In response to the outbreak, Clinton and other Connecticut towns have closed its schools. Last week, the school district announced a “grab and go” system to distribute cold lunch and breakfast meals to students free of charge.
Participating students will receive a bagged lunch for that day, and a bagged breakfast for the next day. Meals will be distributed Monday to Friday at The Morgan School and at the Pierson School building. Meals must be consumed off site. These meals contain perishable food items and are intended to be consumed or refrigerated immediately.
Morgan and Pierson will distribute meals from 11 a.m. to 12:30 p.m. Monday through Friday. Families can drive up or students/families can walk up to the distribution area (Pierson bus door and Morgan back bus loop) and receive their meals. According to the requirements of state approval, meals may be served to all children 18 years and under in the household if at least one child attends a Clinton Public School. Only one student needs to be present and he or she can be given enough meals for each sibling living in the home.
All Clinton public school students are eligible for this program even if they have never purchased or received a school lunch.
Restaurants Offering Options
In the wake of Governor Ned Lamont’s March 16 closure of restaurants and bars to sit-down patrons in response to the expanding COVID-19 crisis, local eateries have had to make tough decisions about whether to stay open for pick-up and deliveries or close temporarily. The Harbor News asked food service establishments across the region to provide updates on their status.
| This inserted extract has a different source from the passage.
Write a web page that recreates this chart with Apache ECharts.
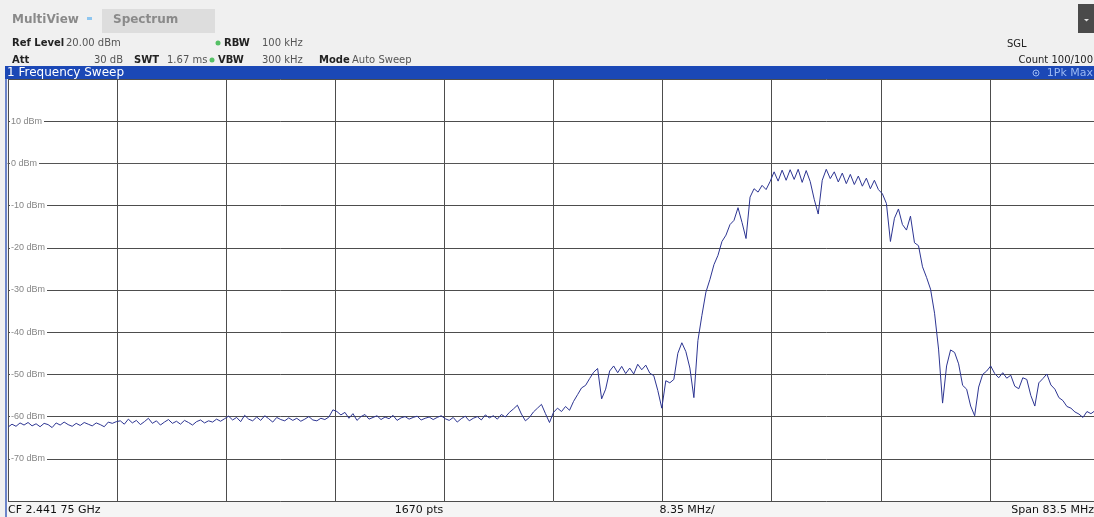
<!DOCTYPE html>
<html><head><meta charset="utf-8">
<script src="https://cdn.jsdelivr.net/npm/echarts@6/dist/echarts.min.js"></script>
<style>html,body{margin:0;padding:0;background:#f0f0f0;overflow:hidden;width:1094px;height:517px}#c{width:1099px;height:517px}</style>
</head><body><div id="c"></div>
<script>
// ---- data ----
const spanMHz = 83.5;          // Span 83.5 MHz, start at CF - span/2
const divMHz = 8.35;           // 8.35 MHz / div
const refLevel = 20;           // Ref Level 20.00 dBm
const bottomLevel = -80;
const levelDiv = 10;
const yTickValues = [10, 0, -10, -20, -30, -40, -50, -60, -70];
const yTickLabels = ['10 dBm', '0 dBm', '-10 dBm', '-20 dBm', '-30 dBm', '-40 dBm', '-50 dBm', '-60 dBm', '-70 dBm'];

// trace levels (dBm), evenly spaced across the span (1Pk Max trace, resampled by eye)
const levelsA = [-62.5,-61.8,-62.3,-61.5,-62.0,-61.4,-62.2,-61.7,-62.4,-61.6,-61.9,-62.6,-61.5,-62.0,-61.3,-61.9,-62.3,-61.6,-62.1,-61.4,-61.8,-62.2,-61.5,-61.9,-62.4,-61.3,-61.6,-61.2];
const levelsB = [-61.0,-61.8,-60.6,-61.5,-60.9,-61.9,-61.2,-60.4,-61.6,-61.0,-62.0,-61.3,-60.7,-61.6,-61.1,-61.8,-60.9,-61.4,-62.0,-61.2,-60.8,-61.5,-61.0,-61.3,-60.6,-61.1,-60.5];
const levelsC = [-59.9,-60.8,-60.2,-61.2,-59.7,-60.6,-61.0,-60.1,-60.9,-59.8,-60.5,-61.3,-60.2,-60.7,-61.0,-60.3,-60.9,-60.4,-61.1,-60.6,-60.0,-60.8,-61.0,-60.4,-60.7,-60.1,-58.4];
const levelsD = [-58.8,-59.6,-59.0,-60.4,-59.3,-60.9,-60.0,-59.5,-60.6,-60.2,-59.8,-60.7,-60.1,-60.5,-59.7,-60.9,-60.3,-60.0,-60.6,-60.2,-59.9,-60.8,-60.4,-60.1,-60.7,-60.2,-59.8,-60.5];
const levelsE = [-60.9,-60.2,-61.3,-60.5,-59.9,-61.0,-60.4,-60.0,-60.8,-59.6,-60.3,-59.8,-60.6,-59.5,-60.1,-59.0,-58.2,-57.3,-59.4,-61.0,-60.2,-58.9,-58.0,-57.1,-59.3,-61.4,-59.0];
const levelsF = [-58.0,-58.8,-57.6,-58.5,-56.4,-54.8,-53.2,-52.6,-51.0,-49.5,-48.6,-55.8,-53.5,-49.2,-48.0,-49.6,-48.1,-49.8,-48.5,-49.9,-47.6,-48.9,-47.8,-49.7,-50.3,-53.8,-58.0];
const levelsG = [-51.5,-52.0,-51.2,-45.0,-42.5,-44.6,-48.5,-55.5,-42.0,-36.0,-30.5,-27.5,-24.0,-21.8,-18.5,-17.0,-14.5,-13.5,-10.5,-14.0,-17.8,-8.0,-6.0,-6.8,-5.2,-6.2,-4.3];
const levelsH = [-2.0,-4.2,-1.6,-4.0,-1.5,-3.8,-1.4,-4.5,-1.7,-4.3,-8.5,-12.0,-4.0,-1.4,-3.6,-2.0,-4.4,-2.3,-4.8,-2.6,-5.0,-3.0,-5.4,-3.5,-6.0,-4.0,-6.2,-7.2];
const levelsI = [-9.5,-18.5,-13.0,-10.8,-14.5,-15.8,-12.5,-18.8,-19.5,-24.5,-27.0,-29.8,-35.5,-44.0,-56.8,-48.0,-44.2,-44.8,-47.5,-52.6,-53.5,-57.5,-59.8,-53.0,-50.0,-49.2,-48.0];
const levelsJ = [-49.8,-50.8,-49.6,-50.9,-50.2,-52.8,-53.4,-50.8,-51.2,-55.0,-57.5,-52.0,-51.0,-49.9,-52.5,-53.5,-55.5,-56.2,-57.6,-58.0,-58.9,-59.4,-60.2,-58.8,-59.3,-58.6,-59.0];

const levels = [].concat(levelsA, levelsB, levelsC, levelsD, levelsE, levelsF, levelsG, levelsH, levelsI, levelsJ);
const traceData = levels.map((v, i) => [i * spanMHz / (levels.length - 1), v]);

// ---- chart ----
const FONT = 'DejaVu Sans';
const chart = echarts.init(document.getElementById('c'), null, {renderer: 'canvas'});

function txt(text, x, y, opt) {
  opt = opt || {};
  return {
    type: 'text', z: 100, silent: true,
    style: {
      text: text, x: x, y: y,
      fill: opt.fill || '#3a3a3a',
      font: (opt.bold ? 'bold ' : '') + (opt.size || 10) + 'px "' + (opt.family || FONT) + '"',
      textAlign: opt.align || 'left',
      textVerticalAlign: 'middle'
    }
  };
}

const graphics = [
  // header tab
  {type: 'rect', z: 90, silent: true, shape: {x: 102, y: 9, width: 113, height: 24}, style: {fill: '#dddddd'}},
  txt('MultiView', 12, 20, {bold: true, size: 12, fill: '#8a8a8a'}),
  {type: 'rect', z: 95, silent: true, shape: {x: 87, y: 17, width: 5, height: 3}, style: {fill: '#8ec6f0'}},
  txt('Spectrum', 113, 20, {bold: true, size: 12, fill: '#8a8a8a'}),
  // row 1
  txt('Ref Level', 12, 43, {bold: true, fill: '#222'}),
  txt('20.00 dBm', 66, 43, {fill: '#555'}),
  {type: 'circle', z: 95, silent: true, shape: {cx: 218, cy: 43, r: 2.5}, style: {fill: '#55c065'}},
  txt('RBW', 224, 43, {bold: true, fill: '#222'}),
  txt('100 kHz', 262, 43, {fill: '#555'}),
  // row 2
  txt('Att', 12, 60, {bold: true, fill: '#222'}),
  txt('30 dB', 123, 60, {fill: '#555', align: 'right'}),
  txt('SWT', 134, 60, {bold: true, fill: '#222'}),
  txt('1.67 ms', 167, 60, {fill: '#555'}),
  {type: 'circle', z: 95, silent: true, shape: {cx: 212, cy: 60, r: 2.5}, style: {fill: '#55c065'}},
  txt('VBW', 218, 60, {bold: true, fill: '#222'}),
  txt('300 kHz', 262, 60, {fill: '#555'}),
  txt('Mode', 319, 60, {bold: true, fill: '#222'}),
  txt('Auto Sweep', 352, 60, {fill: '#555'}),
  // right header
  {type: 'rect', z: 90, silent: true, shape: {x: 1078, y: 4, width: 16, height: 29}, style: {fill: '#4a4a4a'}},
  {type: 'polygon', z: 95, silent: true, shape: {points: [[1084, 19], [1089, 19], [1086.5, 21.5]]}, style: {fill: '#e0e0e0'}},
  txt('SGL', 1007, 44, {fill: '#222'}),
  txt('Count 100/100', 1093, 60, {fill: '#222', align: 'right'}),
  // blue title bar
  {type: 'rect', z: 90, silent: true, shape: {x: 5, y: 66, width: 1089, height: 13}, style: {fill: '#1b48b6'}},
  txt('1 Frequency Sweep', 7, 73, {fill: '#ffffff', size: 12}),
  {type: 'circle', z: 95, silent: true, shape: {cx: 1036, cy: 73, r: 3}, style: {fill: 'none', stroke: '#9ab8f2', lineWidth: 1}},
  {type: 'circle', z: 95, silent: true, shape: {cx: 1036, cy: 73, r: 1}, style: {fill: '#9ab8f2'}},
  txt('1Pk Max', 1093, 73, {fill: '#9ab8f2', size: 11, align: 'right'}),
  // left border
  {type: 'rect', z: 90, silent: true, shape: {x: 5, y: 79, width: 2, height: 438}, style: {fill: '#6c84c8'}},
  // bottom strip
  {type: 'rect', z: 90, silent: true, shape: {x: 7, y: 502, width: 1087, height: 15}, style: {fill: '#f5f5f5'}},
  txt('CF 2.441 75 GHz', 8, 510, {fill: '#111', size: 11}),
  txt('1670 pts', 419, 510, {fill: '#111', size: 11, align: 'center'}),
  txt('8.35 MHz/', 687, 510, {fill: '#111', size: 11, align: 'center'}),
  txt('Span 83.5 MHz', 1094, 510, {fill: '#111', size: 11, align: 'right'})
];

chart.setOption({
  animation: false,
  backgroundColor: '#f0f0f0',
  grid: {left: 8, top: 79, right: 0, bottom: 16, show: true, backgroundColor: '#ffffff', borderWidth: 0, containLabel: false},
  xAxis: {
    type: 'value', min: 0, max: spanMHz, interval: divMHz,
    axisLabel: {show: false}, axisTick: {show: false},
    axisLine: {show: true, lineStyle: {color: '#555', width: 1}},
    splitLine: {show: true, lineStyle: {color: '#4d4d4d', width: 1}}
  },
  yAxis: {
    type: 'value', min: bottomLevel, max: refLevel, interval: levelDiv,
    axisLine: {show: false}, axisTick: {show: false},
    splitLine: {show: true, lineStyle: {color: '#4d4d4d', width: 1}},
    axisLabel: {
      inside: true, margin: 2, color: '#858585', fontSize: 9, fontFamily: 'Liberation Sans',
      backgroundColor: '#ffffff', padding: [0, 2, 0, 1],
      formatter: function (v) { const k = yTickValues.indexOf(v); return k >= 0 ? yTickLabels[k] : ''; }
    }
  },
  series: [{
    type: 'line', data: traceData, symbol: 'none', showSymbol: false, silent: true,
    lineStyle: {color: '#2d3592', width: 1}, z: 5
  }],
  graphic: graphics
});
</script>
</body></html>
Find a list of new hours, delivery options, curbside service, and more at Zip06.com/open.
All barber and beauty shops have been closed by the state until further notice.
Centers for Disease Control & Prevention recommendations for hand-washing and social distancing are becoming increasingly famliar for local residents, and Clinton Emergency Management Director Mike Neff encouraged residents to adhere to those polices.
“I think the most important thing is for citizens to remain calm and understanding as we all navigate this process. All decisions and executive orders are made with the best interest of the community in mind,” Neff said.
The town’s emergency services are still answering calls as normal, though with an important new addition: “[W]e will be asking more questions and ask that the public answer them truthfully so we can protect ourselves and our patients,” Neff said. Callers will be asked what signs and symptoms they have as well as about recent travel or exposure to anyone who has COVID-19.
“Most importantly, if citizens feel sick and it is not emergent, they should call their primary care physicians and seek advice from them on a treatment plan. Clinics and hospitals are inundated with a multitude of medical emergencies and needs. By going to an emergency facility with non-emergent ailments, it not only further taxes the health facilities, but you may be exposing yourself unnecessarily,” Neff said.
Clinton Police Chief Vincent DeMaio echoed Neff’s plea that people listen to executive orders and directives.
“Whether you think this is an overreaction or not, it’s unprecedented. We ask that people take this seriously,” DeMaio said.
DeMaio said people should be practicing social distancing to minimize the impact of the virus and that everyone can do their part to help. DeMaio said that some modifications will be made to the departments service in the short term—such as asking callers more questions when a call is received—but otherwise he believes it will be business as usual for the department.
More information on the COVID-19 virus can be found on the state’s coronavirus information website, ct.gov/coronavirus or the Center for Disease Control and Prevention’s website, www.cdc.gov/covid19. Residents can call the state’s Infoline at 2-1-1 if they have general questions about the virus, or they can text “CTCOVID” to 898211.